**Recorded information**

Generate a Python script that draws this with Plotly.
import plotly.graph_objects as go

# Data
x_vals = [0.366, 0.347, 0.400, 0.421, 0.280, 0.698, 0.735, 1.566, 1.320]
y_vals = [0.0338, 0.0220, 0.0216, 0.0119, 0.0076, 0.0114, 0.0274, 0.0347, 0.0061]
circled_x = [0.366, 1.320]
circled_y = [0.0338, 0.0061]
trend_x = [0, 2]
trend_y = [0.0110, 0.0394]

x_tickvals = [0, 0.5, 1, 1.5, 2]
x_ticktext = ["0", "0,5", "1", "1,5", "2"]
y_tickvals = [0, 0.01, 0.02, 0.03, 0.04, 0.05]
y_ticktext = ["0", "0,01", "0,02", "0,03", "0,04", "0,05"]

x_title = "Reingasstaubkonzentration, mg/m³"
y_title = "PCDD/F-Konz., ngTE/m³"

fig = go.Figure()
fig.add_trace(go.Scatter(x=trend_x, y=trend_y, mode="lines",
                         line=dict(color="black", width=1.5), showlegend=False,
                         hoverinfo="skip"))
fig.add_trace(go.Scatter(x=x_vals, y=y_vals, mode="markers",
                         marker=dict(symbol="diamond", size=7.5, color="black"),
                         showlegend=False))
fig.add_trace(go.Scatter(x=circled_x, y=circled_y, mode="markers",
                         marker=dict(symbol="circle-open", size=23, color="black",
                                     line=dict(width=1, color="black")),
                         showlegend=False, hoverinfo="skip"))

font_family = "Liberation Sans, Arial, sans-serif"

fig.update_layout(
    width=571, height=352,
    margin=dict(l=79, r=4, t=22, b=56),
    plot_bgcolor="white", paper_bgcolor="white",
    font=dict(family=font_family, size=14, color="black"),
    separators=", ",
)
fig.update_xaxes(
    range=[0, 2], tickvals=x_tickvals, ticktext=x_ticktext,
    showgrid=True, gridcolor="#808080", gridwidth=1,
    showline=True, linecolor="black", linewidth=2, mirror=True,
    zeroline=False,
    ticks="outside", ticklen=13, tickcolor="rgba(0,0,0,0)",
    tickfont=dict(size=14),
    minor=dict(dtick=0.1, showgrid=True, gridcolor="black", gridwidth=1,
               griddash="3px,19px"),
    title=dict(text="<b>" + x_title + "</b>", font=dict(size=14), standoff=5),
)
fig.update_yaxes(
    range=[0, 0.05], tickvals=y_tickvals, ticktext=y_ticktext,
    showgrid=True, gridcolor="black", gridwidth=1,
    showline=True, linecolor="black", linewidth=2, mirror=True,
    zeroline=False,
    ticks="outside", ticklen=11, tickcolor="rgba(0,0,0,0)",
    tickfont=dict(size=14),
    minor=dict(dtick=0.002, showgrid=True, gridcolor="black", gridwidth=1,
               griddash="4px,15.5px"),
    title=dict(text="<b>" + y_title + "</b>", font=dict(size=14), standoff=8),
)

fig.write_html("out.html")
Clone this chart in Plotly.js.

**Short exercise**
Print the listing above in its entirety, with every line exact.

**Expected answer**
Generate a Python script that draws this with Plotly.
import plotly.graph_objects as go

# Data
x_vals = [0.366, 0.347, 0.400, 0.421, 0.280, 0.698, 0.735, 1.566, 1.320]
y_vals = [0.0338, 0.0220, 0.0216, 0.0119, 0.0076, 0.0114, 0.0274, 0.0347, 0.0061]
circled_x = [0.366, 1.320]
circled_y = [0.0338, 0.0061]
trend_x = [0, 2]
trend_y = [0.0110, 0.0394]

x_tickvals = [0, 0.5, 1, 1.5, 2]
x_ticktext = ["0", "0,5", "1", "1,5", "2"]
y_tickvals = [0, 0.01, 0.02, 0.03, 0.04, 0.05]
y_ticktext = ["0", "0,01", "0,02", "0,03", "0,04", "0,05"]

x_title = "Reingasstaubkonzentration, mg/m³"
y_title = "PCDD/F-Konz., ngTE/m³"

fig = go.Figure()
fig.add_trace(go.Scatter(x=trend_x, y=trend_y, mode="lines",
                         line=dict(color="black", width=1.5), showlegend=False,
                         hoverinfo="skip"))
fig.add_trace(go.Scatter(x=x_vals, y=y_vals, mode="markers",
                         marker=dict(symbol="diamond", size=7.5, color="black"),
                         showlegend=False))
fig.add_trace(go.Scatter(x=circled_x, y=circled_y, mode="markers",
                         marker=dict(symbol="circle-open", size=23, color="black",
                                     line=dict(width=1, color="black")),
                         showlegend=False, hoverinfo="skip"))

font_family = "Liberation Sans, Arial, sans-serif"

fig.update_layout(
    width=571, height=352,
    margin=dict(l=79, r=4, t=22, b=56),
    plot_bgcolor="white", paper_bgcolor="white",
    font=dict(family=font_family, size=14, color="black"),
    separators=", ",
)
fig.update_xaxes(
    range=[0, 2], tickvals=x_tickvals, ticktext=x_ticktext,
    showgrid=True, gridcolor="#808080", gridwidth=1,
    showline=True, linecolor="black", linewidth=2, mirror=True,
    zeroline=False,
    ticks="outside", ticklen=13, tickcolor="rgba(0,0,0,0)",
    tickfont=dict(size=14),
    minor=dict(dtick=0.1, showgrid=True, gridcolor="black", gridwidth=1,
               griddash="3px,19px"),
    title=dict(text="<b>" + x_title + "</b>", font=dict(size=14), standoff=5),
)
fig.update_yaxes(
    range=[0, 0.05], tickvals=y_tickvals, ticktext=y_ticktext,
    showgrid=True, gridcolor="black", gridwidth=1,
    showline=True, linecolor="black", linewidth=2, mirror=True,
    zeroline=False,
    ticks="outside", ticklen=11, tickcolor="rgba(0,0,0,0)",
    tickfont=dict(size=14),
    minor=dict(dtick=0.002, showgrid=True, gridcolor="black", gridwidth=1,
               griddash="4px,15.5px"),
    title=dict(text="<b>" + y_title + "</b>", font=dict(size=14), standoff=8),
)

fig.write_html("out.html")
Clone this chart in Plotly.js.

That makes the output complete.